■ **What the exercise asks**: Below are records that hold pictures; write out only the lines from their start through the line with "return [v, b[i]];", exactly, and drop the pictures.

■ **Task inputs**:
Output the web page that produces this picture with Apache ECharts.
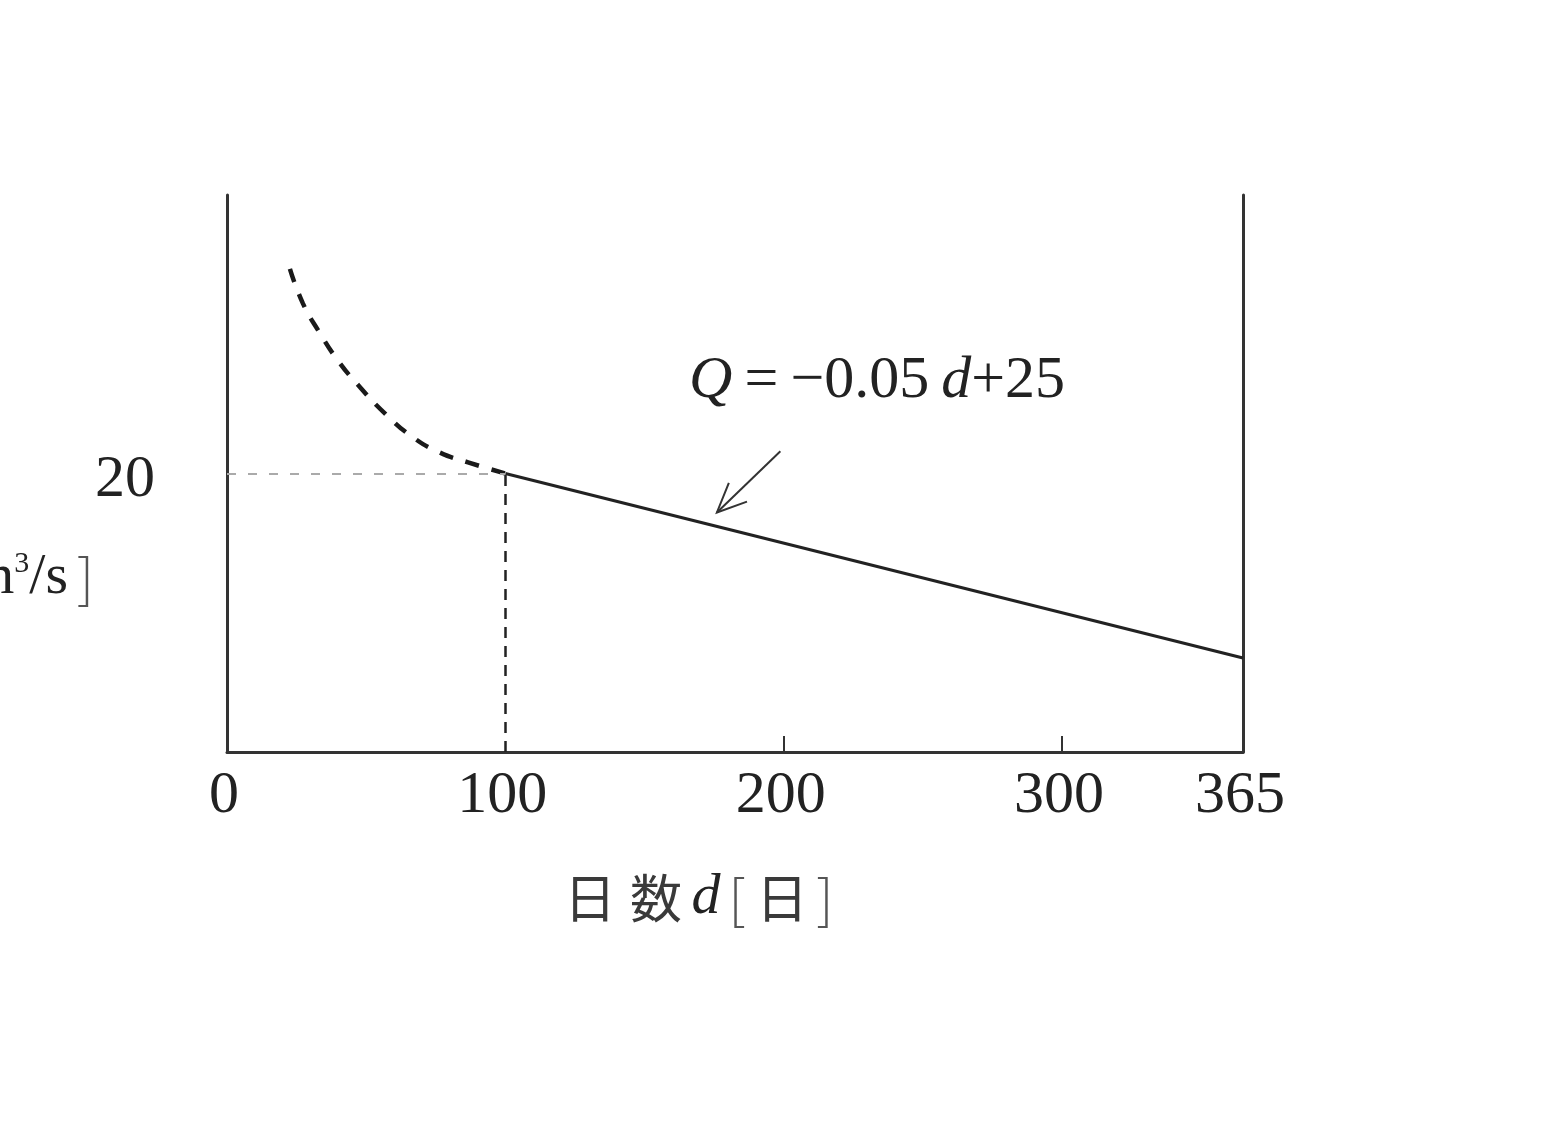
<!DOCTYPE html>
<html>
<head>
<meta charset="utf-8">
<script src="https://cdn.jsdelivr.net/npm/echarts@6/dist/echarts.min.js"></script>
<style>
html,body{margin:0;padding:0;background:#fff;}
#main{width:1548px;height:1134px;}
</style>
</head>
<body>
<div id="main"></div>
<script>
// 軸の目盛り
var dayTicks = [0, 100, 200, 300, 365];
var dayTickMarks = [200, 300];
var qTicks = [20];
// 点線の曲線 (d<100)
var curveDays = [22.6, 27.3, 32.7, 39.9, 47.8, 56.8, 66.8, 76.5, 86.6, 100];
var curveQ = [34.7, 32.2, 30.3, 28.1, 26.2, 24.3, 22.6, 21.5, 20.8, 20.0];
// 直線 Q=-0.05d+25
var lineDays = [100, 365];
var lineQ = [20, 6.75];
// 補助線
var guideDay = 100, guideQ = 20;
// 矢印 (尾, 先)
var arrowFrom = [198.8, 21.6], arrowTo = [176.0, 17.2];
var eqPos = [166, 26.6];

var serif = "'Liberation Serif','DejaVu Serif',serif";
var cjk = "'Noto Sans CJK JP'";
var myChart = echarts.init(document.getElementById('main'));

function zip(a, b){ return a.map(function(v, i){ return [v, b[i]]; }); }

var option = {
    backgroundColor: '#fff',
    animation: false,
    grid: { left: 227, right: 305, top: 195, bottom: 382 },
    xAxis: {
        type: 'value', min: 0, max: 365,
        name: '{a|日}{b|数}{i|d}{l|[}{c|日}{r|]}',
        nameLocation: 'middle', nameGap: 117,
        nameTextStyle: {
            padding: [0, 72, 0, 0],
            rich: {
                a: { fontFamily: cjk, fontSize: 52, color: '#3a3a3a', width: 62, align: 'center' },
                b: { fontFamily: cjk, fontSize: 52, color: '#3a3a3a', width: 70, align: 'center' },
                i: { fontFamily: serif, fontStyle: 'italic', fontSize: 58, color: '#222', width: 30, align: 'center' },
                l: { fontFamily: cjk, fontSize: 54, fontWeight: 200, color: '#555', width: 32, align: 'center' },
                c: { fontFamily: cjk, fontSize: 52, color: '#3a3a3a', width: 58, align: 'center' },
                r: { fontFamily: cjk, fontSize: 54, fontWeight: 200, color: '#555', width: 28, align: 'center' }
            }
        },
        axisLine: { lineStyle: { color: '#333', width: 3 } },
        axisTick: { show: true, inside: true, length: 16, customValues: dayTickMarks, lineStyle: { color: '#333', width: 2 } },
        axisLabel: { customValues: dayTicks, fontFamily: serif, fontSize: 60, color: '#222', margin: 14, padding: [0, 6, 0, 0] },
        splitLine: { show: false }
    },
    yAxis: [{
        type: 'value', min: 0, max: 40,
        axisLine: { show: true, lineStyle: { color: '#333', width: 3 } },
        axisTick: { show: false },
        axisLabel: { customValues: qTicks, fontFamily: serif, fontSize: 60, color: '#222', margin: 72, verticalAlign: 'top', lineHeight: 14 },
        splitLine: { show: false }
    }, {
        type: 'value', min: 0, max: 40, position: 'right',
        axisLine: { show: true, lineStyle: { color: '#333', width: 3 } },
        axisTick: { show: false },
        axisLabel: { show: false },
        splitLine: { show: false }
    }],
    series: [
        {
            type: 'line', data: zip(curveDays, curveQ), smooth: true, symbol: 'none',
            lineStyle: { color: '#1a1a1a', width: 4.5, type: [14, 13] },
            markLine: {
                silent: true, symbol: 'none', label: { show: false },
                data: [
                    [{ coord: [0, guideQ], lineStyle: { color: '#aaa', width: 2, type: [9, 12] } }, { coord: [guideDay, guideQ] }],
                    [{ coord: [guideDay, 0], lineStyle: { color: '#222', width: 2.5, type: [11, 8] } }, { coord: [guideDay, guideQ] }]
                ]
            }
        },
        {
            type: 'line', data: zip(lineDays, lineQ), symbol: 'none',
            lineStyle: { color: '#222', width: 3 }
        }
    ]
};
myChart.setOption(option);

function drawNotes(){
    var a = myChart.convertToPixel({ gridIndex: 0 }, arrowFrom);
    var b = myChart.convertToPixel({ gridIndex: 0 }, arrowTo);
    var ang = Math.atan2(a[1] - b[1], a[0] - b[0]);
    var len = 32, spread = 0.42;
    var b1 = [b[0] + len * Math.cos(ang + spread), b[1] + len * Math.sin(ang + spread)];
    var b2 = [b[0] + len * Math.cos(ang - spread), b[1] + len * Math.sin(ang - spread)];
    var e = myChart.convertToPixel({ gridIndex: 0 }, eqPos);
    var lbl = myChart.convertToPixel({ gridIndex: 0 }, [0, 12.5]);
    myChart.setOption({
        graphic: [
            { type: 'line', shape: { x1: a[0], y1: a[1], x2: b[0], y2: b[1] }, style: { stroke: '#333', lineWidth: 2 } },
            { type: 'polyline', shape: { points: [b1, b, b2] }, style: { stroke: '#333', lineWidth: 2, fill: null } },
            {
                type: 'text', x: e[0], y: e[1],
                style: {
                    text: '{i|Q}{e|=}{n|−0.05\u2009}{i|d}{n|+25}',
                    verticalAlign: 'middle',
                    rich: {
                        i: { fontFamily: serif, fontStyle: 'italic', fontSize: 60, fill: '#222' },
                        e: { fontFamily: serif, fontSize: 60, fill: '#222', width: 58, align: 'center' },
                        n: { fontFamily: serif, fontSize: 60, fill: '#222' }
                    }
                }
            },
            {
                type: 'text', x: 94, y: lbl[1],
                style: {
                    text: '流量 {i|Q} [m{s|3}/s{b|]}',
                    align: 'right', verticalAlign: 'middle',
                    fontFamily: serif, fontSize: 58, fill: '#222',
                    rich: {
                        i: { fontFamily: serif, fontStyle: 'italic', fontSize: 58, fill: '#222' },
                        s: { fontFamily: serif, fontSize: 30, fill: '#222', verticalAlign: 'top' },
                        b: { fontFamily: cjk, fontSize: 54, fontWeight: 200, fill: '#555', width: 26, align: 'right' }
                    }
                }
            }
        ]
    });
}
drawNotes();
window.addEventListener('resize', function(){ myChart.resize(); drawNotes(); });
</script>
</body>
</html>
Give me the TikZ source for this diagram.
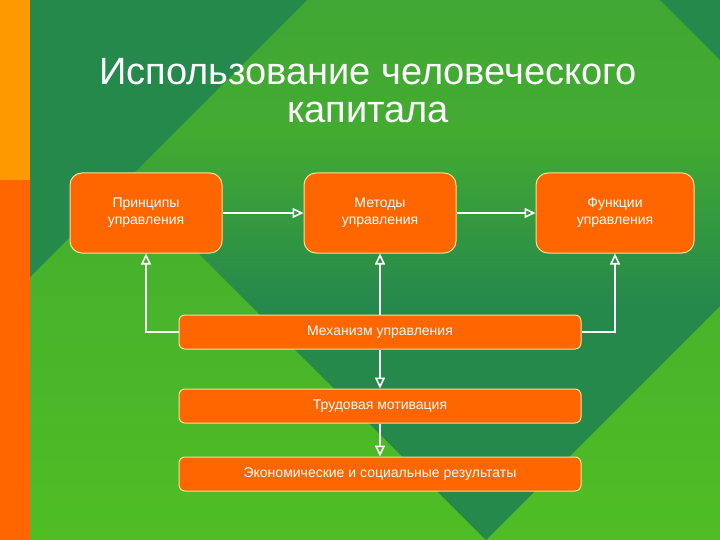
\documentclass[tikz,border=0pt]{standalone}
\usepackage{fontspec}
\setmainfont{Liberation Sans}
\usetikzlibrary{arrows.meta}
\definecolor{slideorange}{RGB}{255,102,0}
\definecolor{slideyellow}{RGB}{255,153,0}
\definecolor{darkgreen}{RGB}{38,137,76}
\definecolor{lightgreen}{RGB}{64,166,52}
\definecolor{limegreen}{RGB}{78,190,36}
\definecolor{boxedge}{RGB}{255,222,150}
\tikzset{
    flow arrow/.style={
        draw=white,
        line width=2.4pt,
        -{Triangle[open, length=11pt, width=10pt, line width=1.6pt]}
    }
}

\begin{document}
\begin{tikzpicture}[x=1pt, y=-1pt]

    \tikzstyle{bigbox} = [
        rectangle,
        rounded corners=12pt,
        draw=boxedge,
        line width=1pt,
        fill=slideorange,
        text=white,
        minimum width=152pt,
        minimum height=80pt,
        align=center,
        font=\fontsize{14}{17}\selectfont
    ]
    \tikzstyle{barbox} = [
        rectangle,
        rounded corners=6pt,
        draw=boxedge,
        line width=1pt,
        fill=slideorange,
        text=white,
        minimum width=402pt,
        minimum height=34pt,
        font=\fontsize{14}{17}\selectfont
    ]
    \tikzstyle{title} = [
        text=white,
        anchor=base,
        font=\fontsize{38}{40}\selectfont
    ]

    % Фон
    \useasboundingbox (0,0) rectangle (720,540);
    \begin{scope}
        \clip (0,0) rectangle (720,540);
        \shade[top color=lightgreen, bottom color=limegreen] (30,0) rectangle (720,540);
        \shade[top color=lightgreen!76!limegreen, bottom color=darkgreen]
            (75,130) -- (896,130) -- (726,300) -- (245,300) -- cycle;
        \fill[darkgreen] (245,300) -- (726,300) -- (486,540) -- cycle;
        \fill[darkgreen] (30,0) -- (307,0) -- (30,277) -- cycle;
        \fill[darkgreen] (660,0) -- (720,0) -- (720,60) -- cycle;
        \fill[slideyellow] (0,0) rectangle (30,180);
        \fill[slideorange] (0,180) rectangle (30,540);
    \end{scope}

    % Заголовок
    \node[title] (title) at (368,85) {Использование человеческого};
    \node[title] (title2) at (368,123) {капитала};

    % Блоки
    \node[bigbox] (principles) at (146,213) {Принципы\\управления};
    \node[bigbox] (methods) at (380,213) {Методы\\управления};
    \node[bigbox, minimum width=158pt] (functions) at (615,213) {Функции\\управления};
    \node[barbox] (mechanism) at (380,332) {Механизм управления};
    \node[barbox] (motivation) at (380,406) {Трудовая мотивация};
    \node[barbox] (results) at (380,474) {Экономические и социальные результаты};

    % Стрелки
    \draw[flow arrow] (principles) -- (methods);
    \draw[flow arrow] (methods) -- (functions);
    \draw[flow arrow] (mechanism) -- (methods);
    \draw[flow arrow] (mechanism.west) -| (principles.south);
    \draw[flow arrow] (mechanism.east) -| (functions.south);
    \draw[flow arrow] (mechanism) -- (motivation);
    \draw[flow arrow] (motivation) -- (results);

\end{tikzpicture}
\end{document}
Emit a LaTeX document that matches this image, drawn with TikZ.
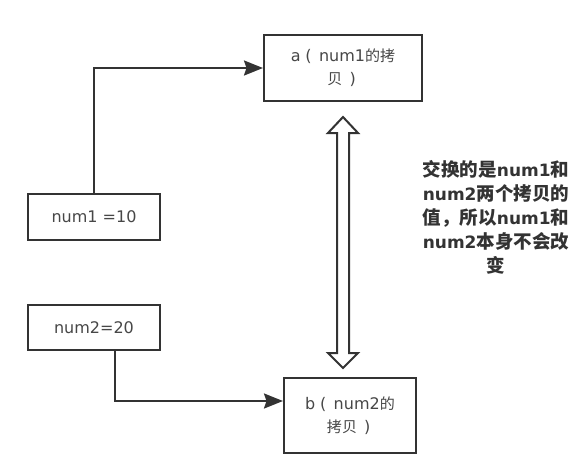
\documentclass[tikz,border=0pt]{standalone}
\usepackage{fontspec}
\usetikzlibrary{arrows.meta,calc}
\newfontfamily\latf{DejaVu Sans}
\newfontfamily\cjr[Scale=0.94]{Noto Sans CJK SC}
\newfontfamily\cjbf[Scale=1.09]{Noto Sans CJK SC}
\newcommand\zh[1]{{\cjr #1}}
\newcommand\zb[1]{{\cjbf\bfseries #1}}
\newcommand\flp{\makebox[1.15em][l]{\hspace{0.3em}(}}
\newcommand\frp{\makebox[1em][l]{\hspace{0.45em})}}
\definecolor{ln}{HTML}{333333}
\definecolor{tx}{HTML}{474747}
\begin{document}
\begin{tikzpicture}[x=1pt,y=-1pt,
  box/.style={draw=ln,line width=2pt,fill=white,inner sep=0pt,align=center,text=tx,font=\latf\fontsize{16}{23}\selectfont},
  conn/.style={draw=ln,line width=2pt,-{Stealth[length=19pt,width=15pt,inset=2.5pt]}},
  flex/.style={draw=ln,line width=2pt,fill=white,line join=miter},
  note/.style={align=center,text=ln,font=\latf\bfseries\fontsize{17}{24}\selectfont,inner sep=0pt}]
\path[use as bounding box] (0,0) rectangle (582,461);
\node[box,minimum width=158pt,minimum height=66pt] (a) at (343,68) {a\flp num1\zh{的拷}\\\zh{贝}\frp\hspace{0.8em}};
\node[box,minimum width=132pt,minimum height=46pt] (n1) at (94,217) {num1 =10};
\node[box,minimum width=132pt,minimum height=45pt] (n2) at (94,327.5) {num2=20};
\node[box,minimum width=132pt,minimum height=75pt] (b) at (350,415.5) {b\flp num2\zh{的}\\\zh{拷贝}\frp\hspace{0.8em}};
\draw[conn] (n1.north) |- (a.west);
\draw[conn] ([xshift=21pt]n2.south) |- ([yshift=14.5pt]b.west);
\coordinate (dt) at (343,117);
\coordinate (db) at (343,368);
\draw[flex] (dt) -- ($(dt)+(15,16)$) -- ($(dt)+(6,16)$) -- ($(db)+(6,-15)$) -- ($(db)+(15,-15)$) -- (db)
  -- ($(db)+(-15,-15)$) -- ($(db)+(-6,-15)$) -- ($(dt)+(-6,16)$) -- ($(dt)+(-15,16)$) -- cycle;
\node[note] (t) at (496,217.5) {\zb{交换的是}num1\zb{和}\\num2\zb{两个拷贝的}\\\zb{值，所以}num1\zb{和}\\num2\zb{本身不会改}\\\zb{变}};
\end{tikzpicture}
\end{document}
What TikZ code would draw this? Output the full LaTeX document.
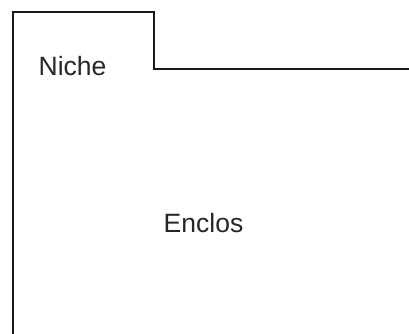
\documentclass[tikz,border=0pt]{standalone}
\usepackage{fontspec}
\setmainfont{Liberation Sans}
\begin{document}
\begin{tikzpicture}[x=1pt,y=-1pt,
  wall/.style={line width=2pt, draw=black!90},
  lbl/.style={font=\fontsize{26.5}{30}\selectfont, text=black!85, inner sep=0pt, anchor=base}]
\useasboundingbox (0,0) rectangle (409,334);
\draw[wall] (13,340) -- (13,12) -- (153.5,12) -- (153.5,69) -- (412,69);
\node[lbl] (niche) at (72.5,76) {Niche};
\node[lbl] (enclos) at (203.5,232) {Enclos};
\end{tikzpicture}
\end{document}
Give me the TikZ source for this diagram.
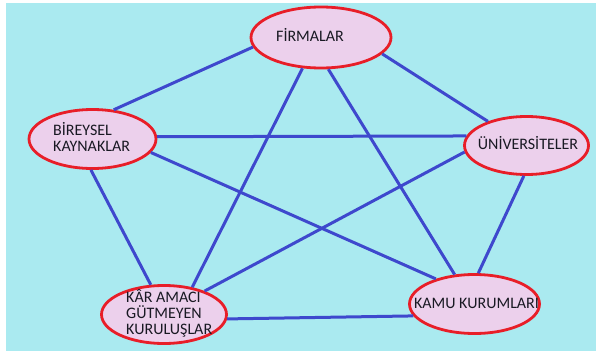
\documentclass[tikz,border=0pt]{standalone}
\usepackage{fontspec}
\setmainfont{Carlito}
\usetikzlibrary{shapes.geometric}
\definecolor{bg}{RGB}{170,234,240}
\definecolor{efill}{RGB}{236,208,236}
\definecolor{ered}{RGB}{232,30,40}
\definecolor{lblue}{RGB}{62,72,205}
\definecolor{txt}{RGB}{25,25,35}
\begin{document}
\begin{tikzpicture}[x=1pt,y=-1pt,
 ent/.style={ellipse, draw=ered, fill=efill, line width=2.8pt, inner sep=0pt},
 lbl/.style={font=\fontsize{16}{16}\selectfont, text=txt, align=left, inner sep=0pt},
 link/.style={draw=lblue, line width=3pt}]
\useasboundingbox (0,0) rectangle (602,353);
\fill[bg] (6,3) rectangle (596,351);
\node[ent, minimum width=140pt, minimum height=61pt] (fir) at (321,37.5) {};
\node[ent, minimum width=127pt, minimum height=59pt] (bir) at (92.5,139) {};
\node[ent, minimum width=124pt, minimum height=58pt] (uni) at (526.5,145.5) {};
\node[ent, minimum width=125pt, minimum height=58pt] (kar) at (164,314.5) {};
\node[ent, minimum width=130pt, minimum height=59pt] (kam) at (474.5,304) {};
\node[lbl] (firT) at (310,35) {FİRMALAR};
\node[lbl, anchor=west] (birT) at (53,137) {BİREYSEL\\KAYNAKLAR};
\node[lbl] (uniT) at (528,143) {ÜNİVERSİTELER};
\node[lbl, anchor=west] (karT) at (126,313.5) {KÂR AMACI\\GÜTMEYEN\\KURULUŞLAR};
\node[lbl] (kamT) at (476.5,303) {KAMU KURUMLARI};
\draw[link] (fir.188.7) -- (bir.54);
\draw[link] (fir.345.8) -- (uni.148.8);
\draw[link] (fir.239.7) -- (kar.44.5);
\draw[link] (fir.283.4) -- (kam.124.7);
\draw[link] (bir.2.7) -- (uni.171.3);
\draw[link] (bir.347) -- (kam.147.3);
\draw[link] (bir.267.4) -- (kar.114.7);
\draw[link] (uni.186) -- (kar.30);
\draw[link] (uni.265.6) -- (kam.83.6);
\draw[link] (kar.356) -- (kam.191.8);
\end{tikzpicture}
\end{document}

■ **Task output**:
Output the web page that produces this picture with Apache ECharts.
<!DOCTYPE html>
<html>
<head>
<meta charset="utf-8">
<script src="https://cdn.jsdelivr.net/npm/echarts@6/dist/echarts.min.js"></script>
<style>
html,body{margin:0;padding:0;background:#fff;}
#main{width:1548px;height:1134px;}
</style>
</head>
<body>
<div id="main"></div>
<script>
// 軸の目盛り
var dayTicks = [0, 100, 200, 300, 365];
var dayTickMarks = [200, 300];
var qTicks = [20];
// 点線の曲線 (d<100)
var curveDays = [22.6, 27.3, 32.7, 39.9, 47.8, 56.8, 66.8, 76.5, 86.6, 100];
var curveQ = [34.7, 32.2, 30.3, 28.1, 26.2, 24.3, 22.6, 21.5, 20.8, 20.0];
// 直線 Q=-0.05d+25
var lineDays = [100, 365];
var lineQ = [20, 6.75];
// 補助線
var guideDay = 100, guideQ = 20;
// 矢印 (尾, 先)
var arrowFrom = [198.8, 21.6], arrowTo = [176.0, 17.2];
var eqPos = [166, 26.6];

var serif = "'Liberation Serif','DejaVu Serif',serif";
var cjk = "'Noto Sans CJK JP'";
var myChart = echarts.init(document.getElementById('main'));

function zip(a, b){ return a.map(function(v, i){ return [v, b[i]]; }); }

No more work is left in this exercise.